Although Thailand is not currently facing any direct security threats, the Asia-Pacific submarine procurement race has arguably prompted the government to revive plans to acquire three SSKs from the PRC. On 24th January, Thailand’s defence minister Prawit Wongsuwan confirmed the government has approved $380 million to acquire the first submarine, which Mr. Koh believes will be the export variant of the ‘Type-039A/Yuan’ class. According to the Straits Times, the total cost of the programme is expected to reach $1 billion and payments will be made under a ten-year instalment plan.
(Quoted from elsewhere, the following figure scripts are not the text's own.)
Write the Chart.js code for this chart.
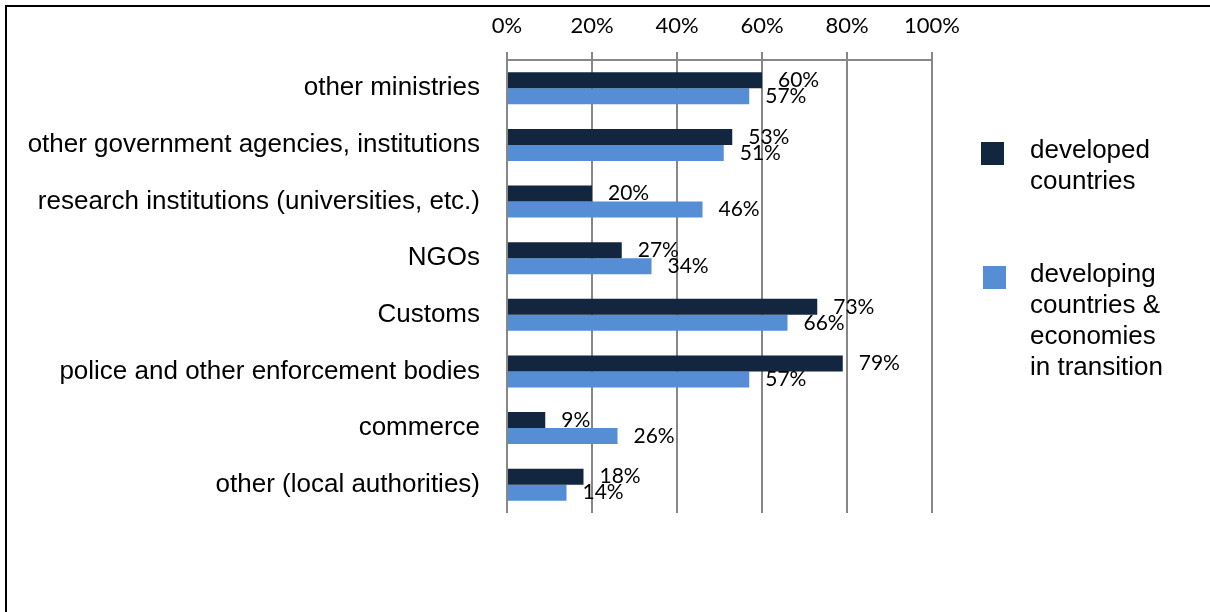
<!DOCTYPE html>
<html>
<head>
<meta charset="utf-8">
<script src="https://cdn.jsdelivr.net/npm/chart.js@4"></script>
<style>
  body { margin: 0; background: #fff; }
  #wrap { position: relative; width: 1210px; height: 612px; overflow: hidden; }
  #frame { position: absolute; left: 5px; top: 5px; right: -10px; bottom: -10px;
           border-top: 2px solid #000; border-left: 2px solid #000; }
  #chart { position: absolute; left: 0; top: 0; }
  .legend-item { position: absolute; left: 981px; font-family: "Liberation Sans", Arial, sans-serif;
                 font-size: 26px; line-height: 31px; color: #000; }
  .legend-item .box { position: absolute; left: 0; width: 23px; height: 23px; }
  .legend-item .text { position: absolute; left: 49px; white-space: nowrap; }
</style>
</head>
<body>
<div id="wrap">
  <div id="frame"></div>
  <canvas id="chart" width="1210" height="612"></canvas>
  <div id="legend"></div>
</div>
<script>
const categories = [
  "other ministries",
  "other government agencies, institutions",
  "research institutions (universities, etc.)",
  "NGOs",
  "Customs",
  "police and other enforcement bodies",
  "commerce",
  "other (local authorities)"
];
const developed = [60, 53, 20, 27, 73, 79, 9, 18];
const developing = [57, 51, 46, 34, 66, 57, 26, 14];
const seriesNames = [
  ["developed", "countries"],
  ["developing", "countries &", "economies", "in transition"]
];
const seriesColors = ["#132640", "#558ED5"];
const xTicks = [0, 20, 40, 60, 80, 100];

// value labels to the right of each bar
const valueLabels = {
  id: "valueLabels",
  afterDatasetsDraw(chart) {
    const ctx = chart.ctx;
    ctx.save();
    ctx.font = "21px Lato";
    ctx.fillStyle = "#000";
    ctx.textAlign = "left";
    ctx.textBaseline = "middle";
    chart.data.datasets.forEach((ds, i) => {
      chart.getDatasetMeta(i).data.forEach((bar, j) => {
        ctx.fillText(ds.data[j] + "%", bar.x + 16, bar.y);
      });
    });
    ctx.restore();
  }
};

new Chart(document.getElementById("chart"), {
  type: "bar",
  data: {
    labels: categories,
    datasets: [
      {
        label: seriesNames[0].join(" "),
        data: developed,
        backgroundColor: seriesColors[0]
      },
      {
        label: seriesNames[1].join(" "),
        data: developing,
        backgroundColor: seriesColors[1]
      }
    ]
  },
  options: {
    indexAxis: "y",
    responsive: false,
    animation: false,
    layout: { padding: { left: 0, right: 278, top: 0, bottom: 99 } },
    datasets: { bar: { categoryPercentage: 0.566, barPercentage: 1 } },
    plugins: {
      legend: { display: false },
      tooltip: { enabled: false }
    },
    scales: {
      x: {
        position: "top",
        min: 0,
        max: 100,
        afterBuildTicks: (scale) => {
          scale.ticks = xTicks.map(v => ({ value: v }));
        },
        afterFit: (scale) => { scale.height = 60; },
        ticks: {
          callback: (v) => v + "%",
          color: "#000",
          font: { family: "Lato", size: 22 },
          padding: 13
        },
        grid: { color: "#878787", lineWidth: 2, tickLength: 8 },
        border: { color: "#878787", width: 2 }
      },
      y: {
        afterFit: (scale) => { scale.width = 507; },
        ticks: {
          color: "#000",
          font: { family: "Liberation Sans", size: 26 },
          padding: 27
        },
        grid: { display: false, drawTicks: false },
        border: { display: false }
      }
    }
  },
  plugins: [valueLabels]
});

// legend built from the series arrays
const legend = document.getElementById("legend");
const legendTops = [134, 258];
seriesNames.forEach((lines, i) => {
  const item = document.createElement("div");
  item.className = "legend-item";
  item.style.top = legendTops[i] + "px";
  const box = document.createElement("div");
  box.className = "box";
  box.style.background = seriesColors[i];
  box.style.top = "8px";
  box.style.left = (i === 0 ? 0 : 2) + "px";
  const text = document.createElement("div");
  text.className = "text";
  text.innerHTML = lines.join("<br>");
  item.appendChild(box);
  item.appendChild(text);
  legend.appendChild(item);
});
</script>
</body>
</html>
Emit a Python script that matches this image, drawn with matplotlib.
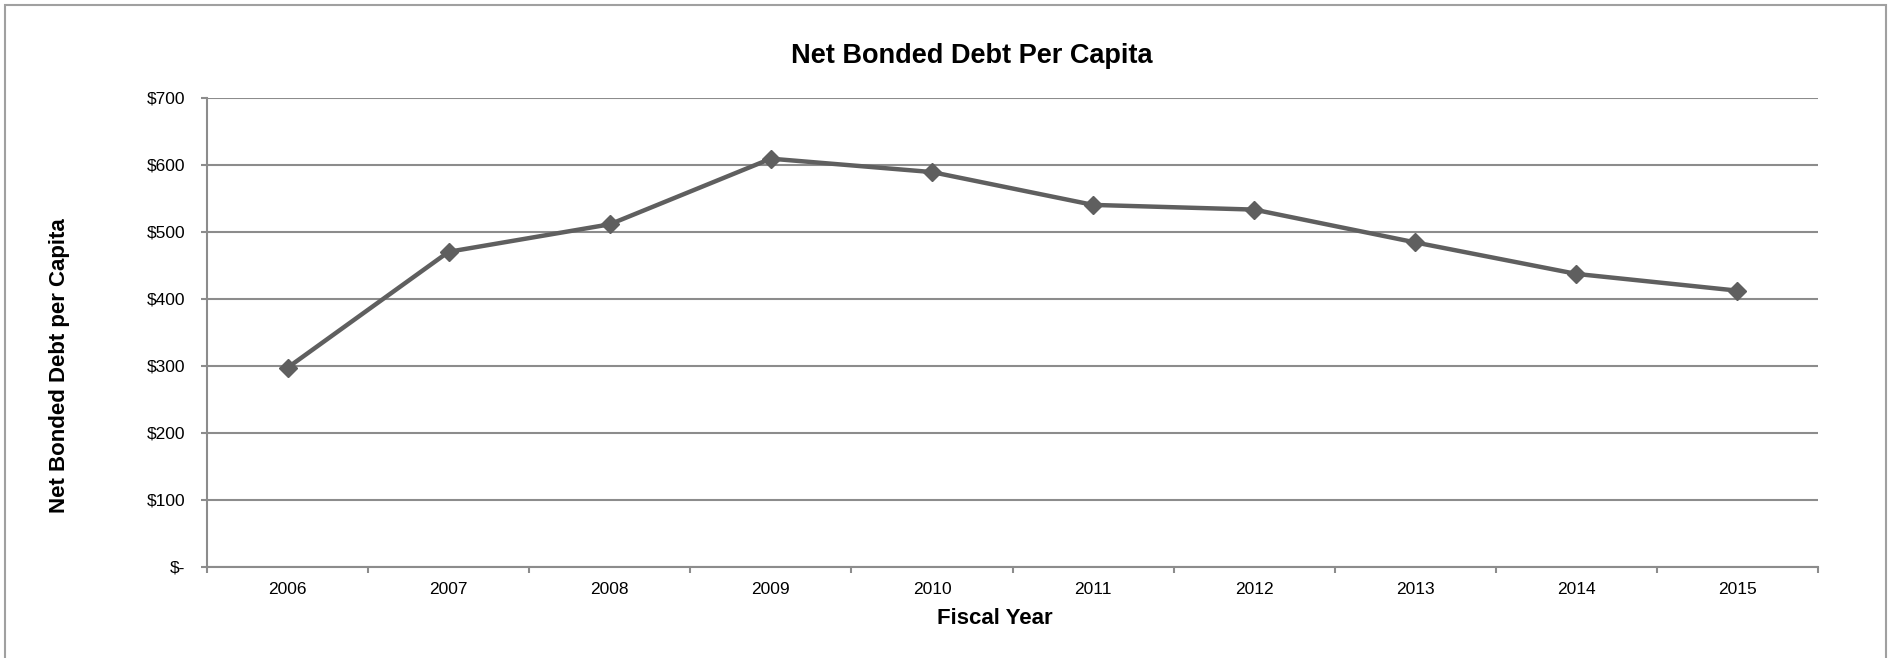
import numpy as np
import matplotlib
matplotlib.use("Agg")
import matplotlib.pyplot as plt
from matplotlib.patches import Rectangle
from matplotlib.ticker import FixedLocator, FuncFormatter

plt.rcParams['font.family'] = ['Liberation Sans', 'DejaVu Sans']

years = ['2006', '2007', '2008', '2009', '2010', '2011', '2012', '2013', '2014', '2015']
debt_per_capita = [297, 470, 511, 609, 589, 540, 533, 484, 437, 412]
y_ticks = [0, 100, 200, 300, 400, 500, 600, 700]

grid_col = '#8c8c8c'
line_col = '#5f5f5f'

fig = plt.figure(figsize=(18.91, 6.58), dpi=100)
ax = fig.add_axes([207 / 1891, 1 - 566.7 / 658, (1818 - 207) / 1891, (566.7 - 97.7) / 658])

# frame around the whole chart area (open at the bottom edge)
fig.patches.append(Rectangle((5 / 1891, -0.05), 1881 / 1891, 1.05 - 5 / 658,
                             transform=fig.transFigure, fill=False,
                             edgecolor='#a0a0a0', linewidth=1.5))

x = np.arange(len(years))
ax.plot(x, debt_per_capita, color=line_col, linewidth=3.2, marker='D',
        markersize=9, markerfacecolor=line_col, markeredgecolor=line_col, zorder=3)

ax.set_xlim(-0.5, len(years) - 0.5)
ax.set_ylim(0, 700)

ax.set_yticks(y_ticks)
ax.yaxis.set_major_formatter(FuncFormatter(lambda v, p: '$-' if v == 0 else f'${v:.0f}'))
ax.grid(axis='y', color=grid_col, linewidth=1.5)
ax.set_axisbelow(True)

ax.set_xticks(x)
ax.set_xticklabels(years)
ax.xaxis.set_minor_locator(FixedLocator(np.arange(-0.5, len(years), 1.0)))
ax.tick_params(axis='x', which='major', length=0, pad=11, labelsize=12.5)
ax.tick_params(axis='x', which='minor', length=4.5, width=1.5, color=grid_col, direction='out')
ax.tick_params(axis='y', length=4.5, width=1.5, color=grid_col, pad=11, labelsize=12.5)

for side in ['top', 'right']:
    ax.spines[side].set_visible(False)
for side in ['left', 'bottom']:
    ax.spines[side].set_color(grid_col)
    ax.spines[side].set_linewidth(1.5)

fig.text(972 / 1891, 1 - 56 / 658, 'Net Bonded Debt Per Capita', ha='center', va='center',
         fontsize=19.5, fontweight='bold')
fig.text(60 / 1891, 1 - 366 / 658, 'Net Bonded Debt per Capita', ha='center', va='center',
         rotation=90, fontsize=16, fontweight='bold')
fig.text(995 / 1891, 1 - 619 / 658, 'Fiscal Year', ha='center', va='center',
         fontsize=16, fontweight='bold')

fig.savefig('out.png', dpi=100, facecolor='white')
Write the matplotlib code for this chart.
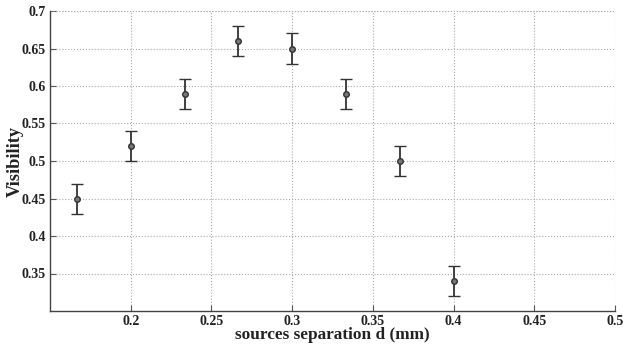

According to Mr Meunier: “We believe that the rising number of maritime conflicts and increasing tensions in the South China Sea as well as the Pacific and Indian Oceans, added to the need for resources supply security and civilian safety, will encourage countries in the region to develop and modernise their submarine fleets.” This article has made it very clear that, indeed, Asia-Pacific navies are not only seeking foreign partners to modernise and upgrade their submarines, but also to secure transfers of technology. In terms of features, AIP is clearly becoming a key element of the latest generation of submarines to ensure underwater endurance and stealth. According to Mr. Lambert, this could be achieved also by further developing high energy power sources like lithium ion batteries.